# [WHAT THE EXERCISE ASKS]
Only the lines between the line with "Write the D3.js code for this chart." and the line with "const cx = c => x(c) + x.bandwidth() / 2;", together with those two lines themselves, are to be copied exactly.
**** RECORDS ****
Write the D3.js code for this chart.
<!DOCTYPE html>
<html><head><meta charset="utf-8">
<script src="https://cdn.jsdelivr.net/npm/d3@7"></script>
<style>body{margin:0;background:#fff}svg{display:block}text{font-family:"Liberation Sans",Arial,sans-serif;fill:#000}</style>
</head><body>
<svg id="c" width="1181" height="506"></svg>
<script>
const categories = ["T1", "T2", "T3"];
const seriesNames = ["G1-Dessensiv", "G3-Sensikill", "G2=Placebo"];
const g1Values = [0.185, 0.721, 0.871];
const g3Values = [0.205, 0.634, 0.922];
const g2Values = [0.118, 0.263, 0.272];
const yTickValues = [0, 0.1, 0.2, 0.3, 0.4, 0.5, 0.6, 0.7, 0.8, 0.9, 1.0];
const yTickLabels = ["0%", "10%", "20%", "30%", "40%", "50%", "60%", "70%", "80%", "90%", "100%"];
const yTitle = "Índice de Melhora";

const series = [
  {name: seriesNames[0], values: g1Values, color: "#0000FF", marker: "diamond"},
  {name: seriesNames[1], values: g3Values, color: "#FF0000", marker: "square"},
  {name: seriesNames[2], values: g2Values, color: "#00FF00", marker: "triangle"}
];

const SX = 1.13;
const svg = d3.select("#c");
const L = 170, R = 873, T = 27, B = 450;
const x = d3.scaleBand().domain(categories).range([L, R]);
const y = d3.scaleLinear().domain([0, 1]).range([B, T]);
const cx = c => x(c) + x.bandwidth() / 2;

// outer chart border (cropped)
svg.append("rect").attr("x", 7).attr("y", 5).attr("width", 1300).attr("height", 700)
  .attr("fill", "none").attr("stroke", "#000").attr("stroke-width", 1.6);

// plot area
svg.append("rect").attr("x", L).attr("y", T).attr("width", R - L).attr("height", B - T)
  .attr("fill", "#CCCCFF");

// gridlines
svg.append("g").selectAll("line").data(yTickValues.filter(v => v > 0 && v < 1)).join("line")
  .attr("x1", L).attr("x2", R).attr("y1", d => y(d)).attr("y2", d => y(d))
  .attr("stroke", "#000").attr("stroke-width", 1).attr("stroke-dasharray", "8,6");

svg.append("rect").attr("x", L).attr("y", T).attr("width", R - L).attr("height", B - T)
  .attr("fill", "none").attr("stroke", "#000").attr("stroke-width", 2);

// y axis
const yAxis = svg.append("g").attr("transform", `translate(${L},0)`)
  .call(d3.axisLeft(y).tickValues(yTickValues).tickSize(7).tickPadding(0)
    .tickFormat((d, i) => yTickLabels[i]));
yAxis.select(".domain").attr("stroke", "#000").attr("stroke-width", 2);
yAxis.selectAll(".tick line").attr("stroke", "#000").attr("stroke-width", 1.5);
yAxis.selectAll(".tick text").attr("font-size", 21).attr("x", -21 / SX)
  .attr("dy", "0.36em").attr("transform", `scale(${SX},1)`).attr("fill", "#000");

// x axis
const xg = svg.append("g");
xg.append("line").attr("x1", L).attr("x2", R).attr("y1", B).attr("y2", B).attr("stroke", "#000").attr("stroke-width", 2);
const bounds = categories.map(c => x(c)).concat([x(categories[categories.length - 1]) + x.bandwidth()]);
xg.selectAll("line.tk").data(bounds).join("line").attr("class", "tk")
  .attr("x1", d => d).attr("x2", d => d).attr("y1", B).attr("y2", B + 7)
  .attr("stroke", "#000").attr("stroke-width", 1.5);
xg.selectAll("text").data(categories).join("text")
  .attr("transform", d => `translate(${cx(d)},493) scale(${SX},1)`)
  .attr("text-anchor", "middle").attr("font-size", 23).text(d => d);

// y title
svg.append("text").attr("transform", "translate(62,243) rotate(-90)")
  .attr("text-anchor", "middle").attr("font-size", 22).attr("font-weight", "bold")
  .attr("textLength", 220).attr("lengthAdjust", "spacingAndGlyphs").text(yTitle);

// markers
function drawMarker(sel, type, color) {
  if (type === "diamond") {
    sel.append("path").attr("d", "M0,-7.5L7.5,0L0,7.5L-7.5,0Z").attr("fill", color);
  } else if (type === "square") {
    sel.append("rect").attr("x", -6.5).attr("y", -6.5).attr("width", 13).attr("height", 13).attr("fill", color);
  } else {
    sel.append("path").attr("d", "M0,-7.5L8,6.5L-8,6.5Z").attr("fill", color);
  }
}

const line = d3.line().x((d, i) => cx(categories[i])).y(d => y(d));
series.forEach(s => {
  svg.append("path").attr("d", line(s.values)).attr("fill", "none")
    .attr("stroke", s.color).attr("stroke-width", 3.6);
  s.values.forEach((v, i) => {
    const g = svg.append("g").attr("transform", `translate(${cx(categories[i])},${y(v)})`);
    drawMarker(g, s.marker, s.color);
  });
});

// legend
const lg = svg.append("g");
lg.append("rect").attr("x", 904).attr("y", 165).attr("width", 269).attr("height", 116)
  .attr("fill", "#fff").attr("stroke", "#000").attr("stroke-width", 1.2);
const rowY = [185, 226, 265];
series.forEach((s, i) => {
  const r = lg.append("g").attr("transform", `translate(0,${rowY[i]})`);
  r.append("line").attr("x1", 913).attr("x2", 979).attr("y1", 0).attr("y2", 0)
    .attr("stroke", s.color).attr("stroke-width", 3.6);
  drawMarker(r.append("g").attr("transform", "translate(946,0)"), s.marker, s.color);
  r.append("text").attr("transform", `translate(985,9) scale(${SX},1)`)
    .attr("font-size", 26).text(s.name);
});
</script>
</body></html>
****
**** RECORDS ****
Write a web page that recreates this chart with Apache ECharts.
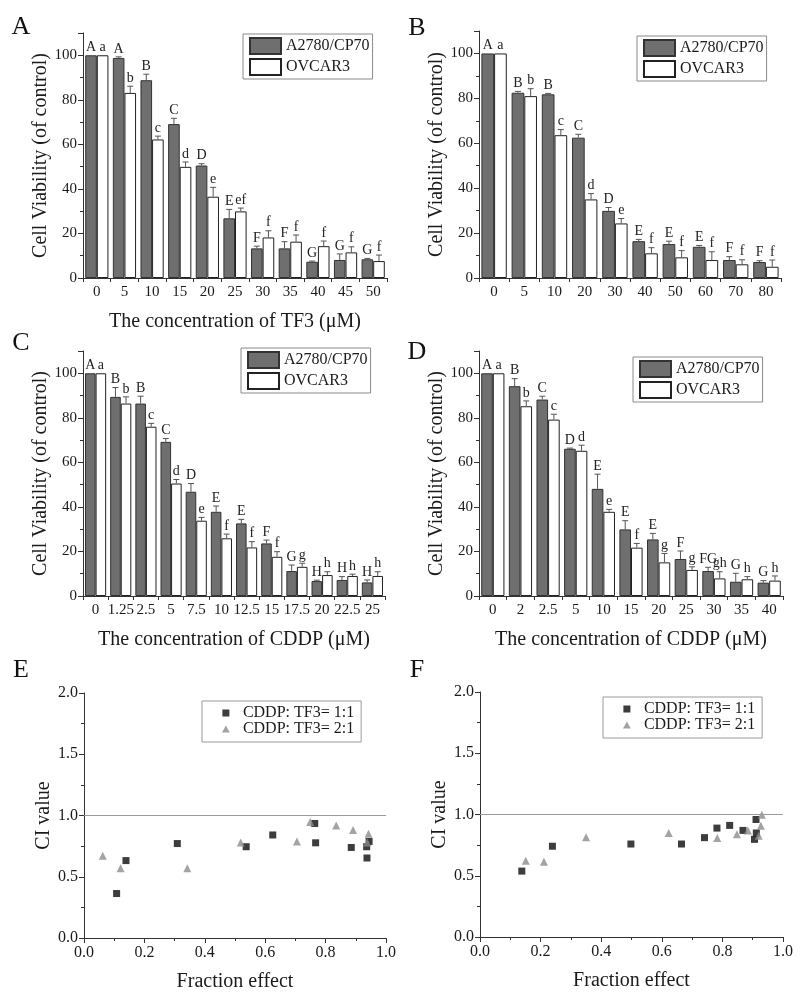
****
# [RESPONSE FOR THIS EXERCISE]
Write the D3.js code for this chart.
<!DOCTYPE html>
<html><head><meta charset="utf-8">
<script src="https://cdn.jsdelivr.net/npm/d3@7"></script>
<style>body{margin:0;background:#fff}svg{display:block}text{font-family:"Liberation Sans",Arial,sans-serif;fill:#000}</style>
</head><body>
<svg id="c" width="1181" height="506"></svg>
<script>
const categories = ["T1", "T2", "T3"];
const seriesNames = ["G1-Dessensiv", "G3-Sensikill", "G2=Placebo"];
const g1Values = [0.185, 0.721, 0.871];
const g3Values = [0.205, 0.634, 0.922];
const g2Values = [0.118, 0.263, 0.272];
const yTickValues = [0, 0.1, 0.2, 0.3, 0.4, 0.5, 0.6, 0.7, 0.8, 0.9, 1.0];
const yTickLabels = ["0%", "10%", "20%", "30%", "40%", "50%", "60%", "70%", "80%", "90%", "100%"];
const yTitle = "Índice de Melhora";

const series = [
  {name: seriesNames[0], values: g1Values, color: "#0000FF", marker: "diamond"},
  {name: seriesNames[1], values: g3Values, color: "#FF0000", marker: "square"},
  {name: seriesNames[2], values: g2Values, color: "#00FF00", marker: "triangle"}
];

const SX = 1.13;
const svg = d3.select("#c");
const L = 170, R = 873, T = 27, B = 450;
const x = d3.scaleBand().domain(categories).range([L, R]);
const y = d3.scaleLinear().domain([0, 1]).range([B, T]);
const cx = c => x(c) + x.bandwidth() / 2;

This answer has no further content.